The central message of the report – which builds on other reports published over the last few years by JUSTICE – is that going to court can be a confusing, intimidating and disempowering experience for lay people, whether as parties, witnesses or jurors. This is only compounded for people who are unrepresented, and for otherwise vulnerable people.

This report argues that, in the context of the current programme of reform of courts and tribunals, lay people should be put at the heart of court processes. The objective is to encourage meaningful access to justice through effective participation.

There are 41 recommendations in the report which focus on what effective participation should mean in practice. In broad outline, the key issues are that

  • lay people should be informed about what will happen at their hearing through advance information provided by multiple means;
  • court professionals should recognise that lay people should be their primary focus and adapt their approach accordingly;
  • case management should ensure that lay people understand processes and assists with that understanding;
  • legal jargon and confusing modes of address should be avoided, using plain English alternatives;
  • there needs to be a change in professional culture that can otherwise exclude lay people;
  • there should be appropriate adaptations to enable participation by children and those with a disability; and
  • there should be support for all users who need it.

It is an interesting report, which deserves to be taken seriously. But I have the specific comments to make.

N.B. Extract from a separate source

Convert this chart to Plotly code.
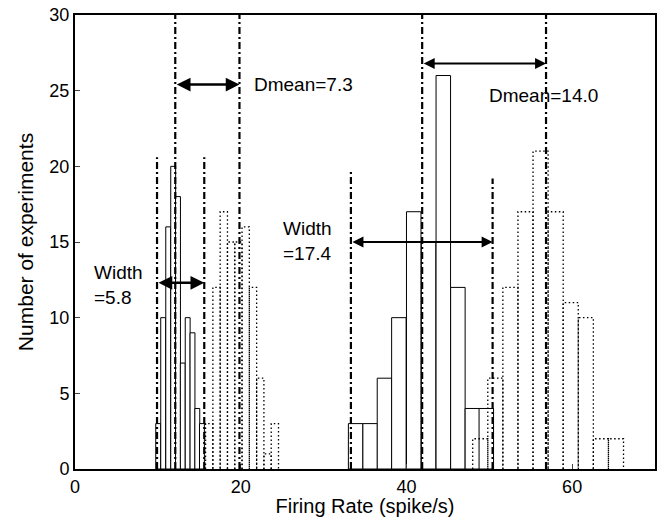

1 Tribunals have long espoused the key principles set out in this report. There is mention in this report that the user focus of tribunals needs to be brought into the court system. If this report has the effect of stopping (court) judges regarding tribunals as second class courts, rather than as first class dispute resolution forums, then it will have served a useful purpose.

2 There are many recommendations in the reports about ensuring that information provided by courts is user-friendly and up to date. This again is welcome but this is a message that has been developed on many occasions over recent years. Now is the time to get down to the hard work of developing user-friendly information and forms that really do enable individuals to improve their access to justice – using the potential of IT to the full.

3 If the change of culture recommended in the report is to be fully realise this has a significant implication for the training, not just of the judiciary, but also of court staff and other legal professionals. The recent spate of press stories about bullying judges is extremely worrying – it is hard to see how a bullying judge would have the empathy or patience to adopt the approach outlined in this report. Judges already in post will need as much training in the interpersonal skills required to change court culture as those coming new to the role.